The University of Texas at El Paso

Interviewed by Júlia Kaufmann, LALS MA’25, in February, 2024

Joseph M. Ortiz is the Dorrance D. Roderick Professor of English at the University of Texas at El Paso, where he teaches courses on Renaissance and comparative literature. He received a BA in English and Mathematics from Yale University and a PhD in English from Princeton University. He is the author of Broken Harmony: Shakespeare and the Politics of Music and Gordon Merrick and the Great Gay American Novel, as well as the editor of Shakespeare and the Culture of Romanticism. He is currently working on a monograph on the figuration of translation in epic poetry from Virgil to Milton.

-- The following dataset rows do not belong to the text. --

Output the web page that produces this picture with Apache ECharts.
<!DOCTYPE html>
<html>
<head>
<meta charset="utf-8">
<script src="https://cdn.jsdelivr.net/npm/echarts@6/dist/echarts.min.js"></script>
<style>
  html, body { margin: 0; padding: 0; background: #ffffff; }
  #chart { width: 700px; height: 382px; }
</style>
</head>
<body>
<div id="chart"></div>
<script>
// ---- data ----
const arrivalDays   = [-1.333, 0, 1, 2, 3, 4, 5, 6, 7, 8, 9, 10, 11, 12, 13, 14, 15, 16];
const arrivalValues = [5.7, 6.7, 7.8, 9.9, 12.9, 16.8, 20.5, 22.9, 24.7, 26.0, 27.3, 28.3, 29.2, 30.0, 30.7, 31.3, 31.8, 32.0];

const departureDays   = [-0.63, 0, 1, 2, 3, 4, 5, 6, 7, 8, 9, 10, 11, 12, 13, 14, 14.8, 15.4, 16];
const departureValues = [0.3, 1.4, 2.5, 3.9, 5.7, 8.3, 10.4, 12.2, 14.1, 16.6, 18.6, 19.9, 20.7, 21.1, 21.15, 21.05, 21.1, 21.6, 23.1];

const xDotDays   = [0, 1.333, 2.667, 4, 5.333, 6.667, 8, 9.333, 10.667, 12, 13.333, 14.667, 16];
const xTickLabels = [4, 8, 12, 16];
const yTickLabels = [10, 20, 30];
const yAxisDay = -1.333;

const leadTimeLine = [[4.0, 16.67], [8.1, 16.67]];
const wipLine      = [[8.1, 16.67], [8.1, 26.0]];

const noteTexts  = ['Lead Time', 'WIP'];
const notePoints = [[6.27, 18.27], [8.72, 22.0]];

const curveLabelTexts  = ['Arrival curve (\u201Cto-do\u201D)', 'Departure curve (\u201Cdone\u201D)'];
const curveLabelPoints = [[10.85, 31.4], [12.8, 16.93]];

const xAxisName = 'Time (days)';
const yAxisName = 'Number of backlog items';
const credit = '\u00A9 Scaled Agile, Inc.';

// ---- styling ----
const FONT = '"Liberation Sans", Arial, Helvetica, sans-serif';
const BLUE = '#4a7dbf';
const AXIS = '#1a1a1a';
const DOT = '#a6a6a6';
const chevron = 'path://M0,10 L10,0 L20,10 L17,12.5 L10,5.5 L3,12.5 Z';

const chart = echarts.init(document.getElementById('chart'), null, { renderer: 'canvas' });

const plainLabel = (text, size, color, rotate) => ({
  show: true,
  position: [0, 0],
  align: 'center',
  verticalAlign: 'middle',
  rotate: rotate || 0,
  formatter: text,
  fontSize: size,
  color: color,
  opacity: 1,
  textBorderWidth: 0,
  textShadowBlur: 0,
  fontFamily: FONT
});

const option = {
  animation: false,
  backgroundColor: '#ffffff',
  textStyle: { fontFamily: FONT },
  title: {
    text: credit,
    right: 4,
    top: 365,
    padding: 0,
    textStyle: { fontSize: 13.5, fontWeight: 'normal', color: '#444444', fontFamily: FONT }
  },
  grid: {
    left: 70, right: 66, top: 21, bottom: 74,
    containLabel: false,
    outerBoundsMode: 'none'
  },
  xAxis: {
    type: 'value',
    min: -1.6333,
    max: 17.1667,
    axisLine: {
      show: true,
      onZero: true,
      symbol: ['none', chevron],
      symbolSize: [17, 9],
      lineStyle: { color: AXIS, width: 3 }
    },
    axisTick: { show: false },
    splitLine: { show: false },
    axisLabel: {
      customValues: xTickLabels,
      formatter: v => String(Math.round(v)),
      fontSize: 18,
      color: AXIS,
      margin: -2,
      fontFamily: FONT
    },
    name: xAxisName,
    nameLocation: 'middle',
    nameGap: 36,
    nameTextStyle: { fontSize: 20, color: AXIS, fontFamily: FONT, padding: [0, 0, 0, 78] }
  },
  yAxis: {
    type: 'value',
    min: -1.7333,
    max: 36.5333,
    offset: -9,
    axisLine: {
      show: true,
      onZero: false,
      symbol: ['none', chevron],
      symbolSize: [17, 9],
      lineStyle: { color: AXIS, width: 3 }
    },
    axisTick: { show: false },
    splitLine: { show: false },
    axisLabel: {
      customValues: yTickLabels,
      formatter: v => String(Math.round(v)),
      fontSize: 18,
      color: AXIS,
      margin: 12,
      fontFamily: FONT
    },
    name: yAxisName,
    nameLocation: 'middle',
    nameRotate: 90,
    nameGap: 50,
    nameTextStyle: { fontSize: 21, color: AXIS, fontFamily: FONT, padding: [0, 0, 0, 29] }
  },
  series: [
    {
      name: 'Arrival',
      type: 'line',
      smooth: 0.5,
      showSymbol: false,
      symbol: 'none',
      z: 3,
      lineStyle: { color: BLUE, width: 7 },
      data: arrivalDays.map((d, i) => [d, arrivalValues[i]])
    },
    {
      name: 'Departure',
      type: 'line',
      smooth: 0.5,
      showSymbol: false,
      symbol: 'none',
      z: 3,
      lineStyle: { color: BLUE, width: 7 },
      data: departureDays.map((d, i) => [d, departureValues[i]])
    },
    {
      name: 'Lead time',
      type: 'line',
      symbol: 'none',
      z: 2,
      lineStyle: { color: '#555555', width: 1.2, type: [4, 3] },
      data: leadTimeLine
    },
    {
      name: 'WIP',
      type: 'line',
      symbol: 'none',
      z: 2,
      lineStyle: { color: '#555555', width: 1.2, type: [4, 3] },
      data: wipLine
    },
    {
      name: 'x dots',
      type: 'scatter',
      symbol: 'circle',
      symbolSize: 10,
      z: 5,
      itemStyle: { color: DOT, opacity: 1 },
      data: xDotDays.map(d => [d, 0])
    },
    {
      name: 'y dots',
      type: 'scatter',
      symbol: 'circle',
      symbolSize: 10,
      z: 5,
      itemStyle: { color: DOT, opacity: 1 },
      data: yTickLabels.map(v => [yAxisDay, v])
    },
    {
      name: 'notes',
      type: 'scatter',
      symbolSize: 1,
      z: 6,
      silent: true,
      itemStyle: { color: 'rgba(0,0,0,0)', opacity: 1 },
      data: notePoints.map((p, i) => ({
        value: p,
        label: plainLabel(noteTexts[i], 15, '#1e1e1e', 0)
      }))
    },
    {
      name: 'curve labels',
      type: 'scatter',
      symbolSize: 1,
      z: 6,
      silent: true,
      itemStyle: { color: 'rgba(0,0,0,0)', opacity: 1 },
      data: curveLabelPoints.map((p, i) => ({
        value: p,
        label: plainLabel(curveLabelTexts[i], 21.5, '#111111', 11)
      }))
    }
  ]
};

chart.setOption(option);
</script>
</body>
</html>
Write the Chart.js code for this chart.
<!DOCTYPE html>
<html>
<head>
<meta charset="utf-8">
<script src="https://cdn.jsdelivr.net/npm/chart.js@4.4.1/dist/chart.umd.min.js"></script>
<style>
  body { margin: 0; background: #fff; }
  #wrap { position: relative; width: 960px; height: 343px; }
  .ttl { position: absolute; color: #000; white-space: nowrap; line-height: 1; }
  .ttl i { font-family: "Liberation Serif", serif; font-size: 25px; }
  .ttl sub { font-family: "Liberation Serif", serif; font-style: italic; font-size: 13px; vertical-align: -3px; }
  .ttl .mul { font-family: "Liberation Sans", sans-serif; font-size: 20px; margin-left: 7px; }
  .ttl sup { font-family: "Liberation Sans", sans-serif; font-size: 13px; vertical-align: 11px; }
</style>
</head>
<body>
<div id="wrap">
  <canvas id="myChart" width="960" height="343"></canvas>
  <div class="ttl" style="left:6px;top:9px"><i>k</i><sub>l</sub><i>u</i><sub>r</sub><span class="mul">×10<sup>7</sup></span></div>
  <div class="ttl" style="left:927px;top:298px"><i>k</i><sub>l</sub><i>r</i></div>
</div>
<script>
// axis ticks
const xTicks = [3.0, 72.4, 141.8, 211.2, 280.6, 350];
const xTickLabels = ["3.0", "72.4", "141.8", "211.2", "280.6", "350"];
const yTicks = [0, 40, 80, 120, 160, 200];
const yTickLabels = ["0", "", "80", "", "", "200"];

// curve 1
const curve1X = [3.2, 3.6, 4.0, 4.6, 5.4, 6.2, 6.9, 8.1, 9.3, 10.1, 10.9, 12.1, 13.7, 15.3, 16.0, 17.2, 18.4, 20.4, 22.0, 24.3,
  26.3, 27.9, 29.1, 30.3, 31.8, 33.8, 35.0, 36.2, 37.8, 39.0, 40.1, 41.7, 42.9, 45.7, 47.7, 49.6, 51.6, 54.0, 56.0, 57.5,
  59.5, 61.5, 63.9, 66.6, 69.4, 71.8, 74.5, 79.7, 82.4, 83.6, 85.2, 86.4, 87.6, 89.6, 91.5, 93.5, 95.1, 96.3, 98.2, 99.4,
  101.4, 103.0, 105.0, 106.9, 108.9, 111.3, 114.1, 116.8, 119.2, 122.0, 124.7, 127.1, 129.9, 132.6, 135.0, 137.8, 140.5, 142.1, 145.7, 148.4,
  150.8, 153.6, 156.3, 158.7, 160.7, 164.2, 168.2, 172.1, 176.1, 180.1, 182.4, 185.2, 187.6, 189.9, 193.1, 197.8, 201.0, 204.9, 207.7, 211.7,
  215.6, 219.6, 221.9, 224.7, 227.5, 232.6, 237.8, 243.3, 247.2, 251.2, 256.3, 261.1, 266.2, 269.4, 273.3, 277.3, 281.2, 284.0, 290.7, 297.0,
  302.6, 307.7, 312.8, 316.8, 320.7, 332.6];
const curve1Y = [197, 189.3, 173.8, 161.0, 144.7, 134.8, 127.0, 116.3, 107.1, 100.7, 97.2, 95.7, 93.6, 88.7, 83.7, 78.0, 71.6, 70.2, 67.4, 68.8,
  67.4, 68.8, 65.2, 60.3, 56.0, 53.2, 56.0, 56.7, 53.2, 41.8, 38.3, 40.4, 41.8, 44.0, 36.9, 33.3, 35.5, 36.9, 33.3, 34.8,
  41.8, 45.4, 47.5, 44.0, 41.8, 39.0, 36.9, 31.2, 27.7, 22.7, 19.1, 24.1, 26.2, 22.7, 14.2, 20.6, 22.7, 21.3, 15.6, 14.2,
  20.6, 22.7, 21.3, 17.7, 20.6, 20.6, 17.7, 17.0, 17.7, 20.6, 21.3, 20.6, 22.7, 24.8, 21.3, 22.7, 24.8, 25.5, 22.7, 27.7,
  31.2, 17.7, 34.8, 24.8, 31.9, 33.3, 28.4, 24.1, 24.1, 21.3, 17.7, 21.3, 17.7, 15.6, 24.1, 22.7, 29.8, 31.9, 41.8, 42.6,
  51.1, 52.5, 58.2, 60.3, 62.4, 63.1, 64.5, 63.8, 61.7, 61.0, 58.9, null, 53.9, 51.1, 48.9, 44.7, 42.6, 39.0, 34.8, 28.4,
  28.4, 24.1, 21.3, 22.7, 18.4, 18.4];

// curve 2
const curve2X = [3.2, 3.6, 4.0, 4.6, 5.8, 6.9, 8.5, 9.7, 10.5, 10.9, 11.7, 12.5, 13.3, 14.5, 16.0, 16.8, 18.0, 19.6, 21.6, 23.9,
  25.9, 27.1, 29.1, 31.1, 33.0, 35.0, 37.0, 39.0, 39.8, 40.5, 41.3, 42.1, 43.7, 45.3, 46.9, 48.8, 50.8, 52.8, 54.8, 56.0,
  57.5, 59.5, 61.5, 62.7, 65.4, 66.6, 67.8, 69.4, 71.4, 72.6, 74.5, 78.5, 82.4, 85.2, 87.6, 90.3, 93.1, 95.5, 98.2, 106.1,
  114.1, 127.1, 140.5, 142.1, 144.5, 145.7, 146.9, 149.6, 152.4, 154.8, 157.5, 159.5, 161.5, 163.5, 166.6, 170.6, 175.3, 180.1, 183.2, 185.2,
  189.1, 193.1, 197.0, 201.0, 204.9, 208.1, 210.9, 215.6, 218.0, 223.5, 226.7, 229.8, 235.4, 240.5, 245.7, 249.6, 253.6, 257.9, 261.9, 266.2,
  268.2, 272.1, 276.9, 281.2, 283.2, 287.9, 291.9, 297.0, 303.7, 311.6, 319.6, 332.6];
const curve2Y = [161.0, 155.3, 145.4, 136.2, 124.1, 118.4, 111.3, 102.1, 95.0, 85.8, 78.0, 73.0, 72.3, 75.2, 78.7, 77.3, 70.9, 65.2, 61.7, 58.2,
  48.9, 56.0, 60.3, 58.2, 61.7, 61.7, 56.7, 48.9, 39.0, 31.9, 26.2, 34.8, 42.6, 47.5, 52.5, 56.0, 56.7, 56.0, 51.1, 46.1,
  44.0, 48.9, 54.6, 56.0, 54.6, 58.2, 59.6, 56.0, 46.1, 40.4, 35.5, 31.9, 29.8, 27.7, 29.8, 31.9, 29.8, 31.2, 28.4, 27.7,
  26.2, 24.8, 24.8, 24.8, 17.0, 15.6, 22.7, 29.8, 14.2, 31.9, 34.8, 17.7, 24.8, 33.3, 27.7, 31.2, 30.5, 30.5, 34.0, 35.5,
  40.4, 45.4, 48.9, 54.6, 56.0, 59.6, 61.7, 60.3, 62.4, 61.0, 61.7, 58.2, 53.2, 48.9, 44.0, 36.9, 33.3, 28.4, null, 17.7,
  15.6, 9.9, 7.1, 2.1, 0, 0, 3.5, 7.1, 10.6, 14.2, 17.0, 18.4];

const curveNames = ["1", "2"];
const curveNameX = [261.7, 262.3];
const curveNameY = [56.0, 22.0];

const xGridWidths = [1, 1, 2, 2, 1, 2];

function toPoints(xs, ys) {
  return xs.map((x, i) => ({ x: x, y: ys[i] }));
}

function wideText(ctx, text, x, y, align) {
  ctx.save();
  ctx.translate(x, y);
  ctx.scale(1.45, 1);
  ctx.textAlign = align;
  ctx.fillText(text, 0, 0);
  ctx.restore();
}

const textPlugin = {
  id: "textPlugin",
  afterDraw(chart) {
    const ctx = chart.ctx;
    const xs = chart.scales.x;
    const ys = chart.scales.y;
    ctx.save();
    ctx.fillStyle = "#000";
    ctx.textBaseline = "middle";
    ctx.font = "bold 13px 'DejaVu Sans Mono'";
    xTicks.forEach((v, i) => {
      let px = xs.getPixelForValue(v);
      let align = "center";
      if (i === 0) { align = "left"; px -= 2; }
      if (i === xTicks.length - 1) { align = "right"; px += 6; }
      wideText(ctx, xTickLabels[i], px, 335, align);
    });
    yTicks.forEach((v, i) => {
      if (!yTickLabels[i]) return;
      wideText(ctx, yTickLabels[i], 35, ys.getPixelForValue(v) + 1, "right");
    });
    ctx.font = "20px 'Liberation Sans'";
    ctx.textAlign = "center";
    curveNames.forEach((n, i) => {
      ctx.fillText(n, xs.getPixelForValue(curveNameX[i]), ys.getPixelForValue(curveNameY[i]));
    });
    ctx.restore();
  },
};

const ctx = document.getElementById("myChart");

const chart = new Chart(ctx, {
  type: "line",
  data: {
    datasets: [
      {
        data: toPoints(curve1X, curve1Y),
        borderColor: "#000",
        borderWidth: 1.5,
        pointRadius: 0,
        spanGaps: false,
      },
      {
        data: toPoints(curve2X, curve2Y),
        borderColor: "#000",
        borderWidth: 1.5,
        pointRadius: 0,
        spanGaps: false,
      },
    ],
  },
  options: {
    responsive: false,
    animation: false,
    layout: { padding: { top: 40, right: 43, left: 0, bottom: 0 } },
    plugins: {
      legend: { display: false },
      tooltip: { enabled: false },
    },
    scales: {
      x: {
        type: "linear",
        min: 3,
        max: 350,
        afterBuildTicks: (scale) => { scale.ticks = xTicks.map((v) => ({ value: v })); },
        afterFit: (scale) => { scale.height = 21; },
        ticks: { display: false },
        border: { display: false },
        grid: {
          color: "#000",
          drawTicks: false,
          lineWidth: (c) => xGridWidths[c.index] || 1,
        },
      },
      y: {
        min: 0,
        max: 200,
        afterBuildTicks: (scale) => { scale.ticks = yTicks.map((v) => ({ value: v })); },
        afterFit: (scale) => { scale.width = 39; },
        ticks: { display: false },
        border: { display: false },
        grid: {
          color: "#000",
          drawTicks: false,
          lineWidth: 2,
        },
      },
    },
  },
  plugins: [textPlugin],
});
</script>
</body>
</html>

How did you develop an interest in the humanities/humanistic social sciences, and what led you to your academic career? 

I actually started college as a math major (my BA is in both English and math), but early in my college career I realized I was much more passionate about my literature classes than my math and physics classes. The literature we read (Homer, Virgil, Dante, Joyce) seemed to be getting at big questions that I had only started to realize there. I wanted to keep reading and studying these texts, especially their relationship to each other. I was fascinated with the way that writers “spoke” to other writers within their own works—and the way that they sometimes imagined these writers speaking back to them.

 

What advice do you have for students to succeed in their future career paths? 

Show up. It’s a cliché, but it’s true. Many of the opportunities I’ve had in my career stemmed from classes or events that I attended with no particular agenda in mind. Sometimes a chance meeting with a scholar in your field can lead to a professional opportunity, or a reference that someone mentions in a lecture can be the inspiration that leads to a new research project.

 

Could you tell us about some of the research projects you have currently underway? 

At the moment I’m writing a conference paper on Shakespeare’s poetic meter in the sonnets. I’m interested in how Shakespeare thinks about classical meter (i.e., ancient Greek and Latin poetry) and the impossibility of replicating its effects in English—for Shakespeare this is both a limitation and an opportunity to distinguish himself. Like many of my other projects, this grows out of my interest in the relationship between literature and music. My dissertation (which became my first book) was on music and Shakespeare, and since then I keep returning to poems and plays that reflect on their status as sound objects.

 

How could this research impact the humanities/humanistic social sciences? 

 

My BIG project (which I hope to finish in the next few years) is a book on the figuration of translation in classical and Renaissance epic. For a long time I’ve suspected that Virgil, the preeminent classical Latin poet, is pessimistic about his own ability to “translate” Greek Homeric epic to Latin. At some level he is skeptical about his ability to understand Homer truly. I think that Renaissance poets pick up on this skepticism, and it stokes their own pessimism about whether they are reading classical texts “correctly” or are simply projecting their own fantasies onto them. I think this research could impact the humanities today since it can help us think about our own historicist practices of reading and researching. What are we really doing when we study old texts? Are we uncovering a history that earlier people experienced, or are we using these texts to work through our own, modern issues?

 

What are you passionate about in your field? 

I’ll be honest—I’m a huge nerd. I love studying old books, especially when I get to handle the original versions (at the Folger Shakespeare Library in Washington, or at the British Library in London). I love finding something in these books that hasn’t been noticed before—a reference, an allusion, a notation—and realizing that it tells me something about what the author read or thought.